Beginning with the first line, set down every line through the one containing "MX-2Rmix', 'brown MX-GRN'];", exactly as it appears, but not the pictures.

=-=-=

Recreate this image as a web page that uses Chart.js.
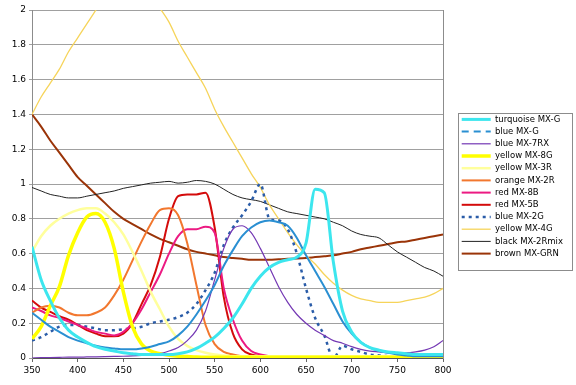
<!DOCTYPE html>
<html>
<head>
<meta charset="utf-8">
<script src="https://cdn.jsdelivr.net/npm/chart.js@4"></script>
<style>
  html, body { margin: 0; padding: 0; background: #ffffff; }
  #wrap { width: 576px; height: 385px; }
</style>
</head>
<body>
<div id="wrap"><canvas id="dyeChart" width="576" height="385"></canvas></div>
<script>
// wavelength (nm), one sample every 10 nm
const wavelengths = [350, 360, 370, 380, 390, 400, 410, 420, 430, 440,
    450, 460, 470, 480, 490, 500, 510, 520, 530, 540,
    550, 560, 570, 580, 590, 600, 610, 620, 630, 640,
    650, 660, 670, 680, 690, 700, 710, 720, 730, 740,
    750, 760, 770, 780, 790, 800];

const xTicks = [350, 400, 450, 500, 550, 600, 650, 700, 750, 800];
const yTicks = [0, 0.2, 0.4, 0.6, 0.8, 1, 1.2, 1.4, 1.6, 1.8, 2];

const seriesNames = ['turquoise MX-G', 'blue MX-G', 'blue MX-7RX', 'yellow MX-8G', 'yellow MX-3R',
    'orange MX-2R', 'red MX-8B', 'red MX-5B', 'blue MX-2G', 'yellow MX-4G', 'black MX-2Rmix', 'brown MX-GRN'];

const turquoiseMXG = [0.64, 0.45, 0.33, 0.23, 0.16, 0.12, 0.09, 0.065, 0.05, 0.04,
    0.03, 0.025, 0.02, 0.02, 0.02, 0.02, 0.025, 0.035, 0.055, 0.085,
    0.12, 0.17, 0.23, 0.31, 0.4, 0.47, 0.52, 0.55, 0.565, 0.58,
    0.66, 0.97, 0.95, 0.55, 0.27, 0.15, 0.09, 0.06, 0.045, 0.035,
    0.03, 0.025, 0.02, 0.02, 0.02, 0.02];

const blueMXG = [0.26, 0.22, 0.18, 0.15, 0.12, 0.1, 0.085, 0.07, 0.06, 0.055,
    0.05, 0.05, 0.055, 0.065, 0.08, 0.095, 0.13, 0.18, 0.25, 0.33,
    0.42, 0.53, 0.62, 0.7, 0.75, 0.78, 0.79, 0.78, 0.76, 0.69,
    0.59, 0.5, 0.41, 0.31, 0.21, 0.14, 0.09, 0.06, 0.04, 0.03,
    0.02, 0.015, 0.01, 0.01, 0.01, 0.01];

const blueMX7RX = [0, 0.002, 0.003, 0.004, 0.005, 0.005, 0.006, 0.007, 0.008, 0.009,
    0.01, 0.012, 0.015, 0.02, 0.025, 0.04, 0.06, 0.1, 0.16, 0.27,
    0.45, 0.63, 0.74, 0.76, 0.72, 0.63, 0.52, 0.41, 0.32, 0.25,
    0.2, 0.16, 0.13, 0.1, 0.085, 0.065, 0.05, 0.04, 0.035, 0.03,
    0.03, 0.03, 0.035, 0.045, 0.065, 0.1];

const yellowMX8G = [0.11, 0.18, 0.3, 0.41, 0.59, 0.72, 0.81, 0.83, 0.78, 0.63,
    0.38, 0.18, 0.08, 0.04, 0.025, 0.015, 0.01, 0.008, 0.006, 0.005,
    0.005, 0.005, 0.005, 0.005, 0.005, 0.005, 0.005, 0.005, 0.005, 0.005,
    0.005, 0.005, 0.005, 0.005, 0.005, 0.005, 0.005, 0.005, 0.005, 0.005,
    0.005, 0.005, 0.005, 0.005, 0.005, 0.005];

const yellowMX3R = [0.61, 0.7, 0.76, 0.8, 0.83, 0.85, 0.86, 0.86, 0.83, 0.78,
    0.71, 0.61, 0.5, 0.38, 0.28, 0.18, 0.11, 0.07, 0.045, 0.03,
    0.02, 0.015, 0.01, 0.01, 0.01, 0.01, 0.01, 0.01, 0.01, 0.01,
    0.01, 0.01, 0.01, 0.01, 0.01, 0.01, 0.01, 0.01, 0.01, 0.01,
    0.01, 0.01, 0.01, 0.01, 0.01, 0.01];

const orangeMX2R = [0.26, 0.29, 0.3, 0.29, 0.26, 0.245, 0.245, 0.26, 0.29, 0.36,
    0.45, 0.56, 0.67, 0.77, 0.85, 0.86, 0.82, 0.66, 0.42, 0.19,
    0.08, 0.035, 0.02, 0.01, 0.005, 0, 0, 0, 0, 0,
    0, 0, 0, 0, 0, 0, 0, 0, 0, 0,
    0, 0, 0, 0, 0, 0];

const redMX8B = [0.29, 0.27, 0.245, 0.23, 0.21, 0.19, 0.17, 0.15, 0.14, 0.13,
    0.15, 0.2, 0.28, 0.38, 0.48, 0.6, 0.7, 0.74, 0.74, 0.755,
    0.72, 0.4, 0.22, 0.1, 0.04, 0.02, 0.01, 0.005, 0, 0,
    0, 0, 0, 0, 0, 0, 0, 0, 0, 0,
    0, 0, 0, 0, 0, 0];

const redMX5B = [0.33, 0.29, 0.265, 0.24, 0.22, 0.19, 0.16, 0.14, 0.125, 0.125,
    0.14, 0.2, 0.31, 0.42, 0.58, 0.8, 0.93, 0.94, 0.94, 0.95,
    0.75, 0.35, 0.14, 0.05, 0.02, 0.01, 0.005, 0, 0, 0,
    0, 0, 0, 0, 0, 0, 0, 0, 0, 0,
    0, 0, 0, 0, 0, 0];

const blueMX2G = [0.1, 0.12, 0.15, 0.18, 0.19, 0.19, 0.18, 0.17, 0.16, 0.16,
    0.165, 0.17, 0.18, 0.2, 0.21, 0.22, 0.235, 0.26, 0.31, 0.39,
    0.49, 0.65, 0.75, 0.82, 0.9, 1.0, 0.8, 0.79, 0.74, 0.6,
    0.4, 0.23, 0.13, 0.0, 0.07, 0.05, 0.035, 0.02, 0.015, 0.01,
    0.005, 0, 0, 0, 0, 0];

const yellowMX4G = [1.4, 1.5, 1.58, 1.66, 1.76, 1.84, 1.92, 2.0, 2.08, 2.15,
    2.2, 2.2, 2.15, 2.08, 2.01, 1.93, 1.82, 1.73, 1.64, 1.55,
    1.43, 1.33, 1.24, 1.15, 1.06, 0.98, 0.88, 0.8, 0.72, 0.65,
    0.59, 0.54, 0.48, 0.43, 0.39, 0.36, 0.34, 0.33, 0.32, 0.32,
    0.32, 0.33, 0.34, 0.35, 0.37, 0.4];

const blackMX2Rmix = [0.98, 0.96, 0.94, 0.93, 0.92, 0.92, 0.93, 0.94, 0.95, 0.96,
    0.975, 0.985, 0.995, 1.005, 1.01, 1.015, 1.005, 1.01, 1.02, 1.015,
    1.0, 0.97, 0.94, 0.92, 0.91, 0.9, 0.88, 0.86, 0.84, 0.83,
    0.82, 0.81, 0.8, 0.78, 0.76, 0.73, 0.71, 0.7, 0.69, 0.65,
    0.61, 0.58, 0.55, 0.52, 0.5, 0.47];

const brownMXGRN = [1.4, 1.33, 1.25, 1.18, 1.11, 1.04, 0.99, 0.94, 0.89, 0.84,
    0.8, 0.77, 0.74, 0.71, 0.685, 0.665, 0.645, 0.625, 0.61, 0.6,
    0.59, 0.58, 0.575, 0.57, 0.565, 0.565, 0.565, 0.568, 0.57, 0.572,
    0.575, 0.58, 0.585, 0.59, 0.6, 0.61, 0.625, 0.635, 0.645, 0.655,
    0.665, 0.67, 0.68, 0.69, 0.7, 0.71];

const FONT = "'DejaVu Sans', Verdana, sans-serif";

function line(label, data, color, width, dash) {
    return {
        label: label,
        data: data,
        borderColor: color,
        backgroundColor: color,
        borderWidth: width,
        borderDash: dash || [],
        pointRadius: 0,
        pointHoverRadius: 0,
        fill: false,
        cubicInterpolationMode: 'monotone'
    };
}

// legend sits a little above centre, with a box round it
const framePlugin = {
    id: 'frame',
    afterLayout(chart) {
        const lg = chart.legend;
        if (!lg) return;
        lg.top -= 11;
        lg.bottom -= 11;
    },
    afterDraw(chart) {
        const lg = chart.legend;
        if (!lg || !lg.legendHitBoxes.length) return;
        const ctx = chart.ctx;
        const boxes = lg.legendHitBoxes;
        const first = boxes[0];
        const last = boxes[boxes.length - 1];
        ctx.save();
        ctx.strokeStyle = '#8c8c8c';
        ctx.lineWidth = 1;
        ctx.strokeRect(Math.round(first.left - 4) + 0.5, Math.round(first.top - 2) + 0.5,
            Math.round(lg.right - first.left + 3), Math.round(last.top + last.height - first.top + 14));
        ctx.restore();
    }
};

const ctx = document.getElementById('dyeChart').getContext('2d');

new Chart(ctx, {
    type: 'line',
    data: {
        labels: wavelengths,
        datasets: [
            line(seriesNames[0], turquoiseMXG, '#3ce6ee', 3),
            line(seriesNames[1], blueMXG, '#2a8fd2', 2),
            line(seriesNames[2], blueMX7RX, '#7438b4', 1.2),
            line(seriesNames[3], yellowMX8G, '#ffff00', 3.5),
            line(seriesNames[4], yellowMX3R, '#ffff9c', 2.5),
            line(seriesNames[5], orangeMX2R, '#f2772e', 2),
            line(seriesNames[6], redMX8B, '#ec1a82', 2),
            line(seriesNames[7], redMX5B, '#d40b0b', 2),
            line(seriesNames[8], blueMX2G, '#2a5ca8', 2.5, [3, 4]),
            line(seriesNames[9], yellowMX4G, '#f6d45a', 1.3),
            line(seriesNames[10], blackMX2Rmix, '#222222', 1),
            line(seriesNames[11], brownMXGRN, '#9a3408', 2)
        ]
    },
    options: {
        responsive: false,
        animation: false,
        devicePixelRatio: 1,
        layout: { padding: { left: 0, right: 3, top: 10, bottom: 0 } },
        plugins: {
            legend: {
                position: 'right',
                maxWidth: 150,
                labels: {
                    font: { family: FONT, size: 8.5 },
                    color: '#000000',
                    usePointStyle: true,
                    pointStyle: 'line',
                    pointStyleWidth: 29,
                    padding: 3.7,
                    generateLabels(chart) {
                        const items = Chart.defaults.plugins.legend.labels.generateLabels(chart);
                        items.forEach(it => {
                            const ds = chart.data.datasets[it.datasetIndex];
                            it.pointStyle = 'line';
                            it.lineWidth = ds.borderWidth;
                            it.lineDash = ds.borderDash;
                        });
                        // the legend shows blue MX-G with long dashes
                        items[1].lineDash = [7, 5];
                        return items;
                    }
                }
            },
            tooltip: { enabled: false }
        },
        scales: {
            x: {
                type: 'linear',
                min: 350,
                max: 800,
                afterBuildTicks(scale) { scale.ticks = xTicks.map(v => ({ value: v })); },
                afterFit(scale) { scale.height = 27; },
                ticks: { font: { family: FONT, size: 9 }, color: '#000000', padding: 3, maxRotation: 0 },
                grid: { drawOnChartArea: false, tickLength: 4, color: '#666666' },
                border: { color: '#555555' }
            },
            y: {
                min: 0,
                max: 2,
                afterBuildTicks(scale) { scale.ticks = yTicks.map(v => ({ value: v })); },
                afterFit(scale) { scale.width = 32; },
                ticks: {
                    font: { family: FONT, size: 9 },
                    color: '#000000',
                    padding: 3,
                    callback: v => String(Number(v.toFixed(1)))
                },
                grid: { color: '#a0a0a0', tickLength: 3 },
                border: { color: '#8c8c8c' }
            },
            // empty axis on the right: closes the plot frame and leaves a gap before the legend
            gap: {
                type: 'linear',
                position: 'right',
                min: 0,
                max: 2,
                ticks: { display: false },
                grid: { display: false },
                border: { color: '#8c8c8c' },
                afterFit(scale) { scale.width = 15; }
            }
        }
    },
    plugins: [framePlugin]
});
</script>
</body>
</html>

=-=-=

Right answer:
Recreate this image as a web page that uses Chart.js.
<!DOCTYPE html>
<html>
<head>
<meta charset="utf-8">
<script src="https://cdn.jsdelivr.net/npm/chart.js@4"></script>
<style>
  html, body { margin: 0; padding: 0; background: #ffffff; }
  #wrap { width: 576px; height: 385px; }
</style>
</head>
<body>
<div id="wrap"><canvas id="dyeChart" width="576" height="385"></canvas></div>
<script>
// wavelength (nm), one sample every 10 nm
const wavelengths = [350, 360, 370, 380, 390, 400, 410, 420, 430, 440,
    450, 460, 470, 480, 490, 500, 510, 520, 530, 540,
    550, 560, 570, 580, 590, 600, 610, 620, 630, 640,
    650, 660, 670, 680, 690, 700, 710, 720, 730, 740,
    750, 760, 770, 780, 790, 800];

const xTicks = [350, 400, 450, 500, 550, 600, 650, 700, 750, 800];
const yTicks = [0, 0.2, 0.4, 0.6, 0.8, 1, 1.2, 1.4, 1.6, 1.8, 2];

const seriesNames = ['turquoise MX-G', 'blue MX-G', 'blue MX-7RX', 'yellow MX-8G', 'yellow MX-3R',
    'orange MX-2R', 'red MX-8B', 'red MX-5B', 'blue MX-2G', 'yellow MX-4G', 'black MX-2Rmix', 'brown MX-GRN'];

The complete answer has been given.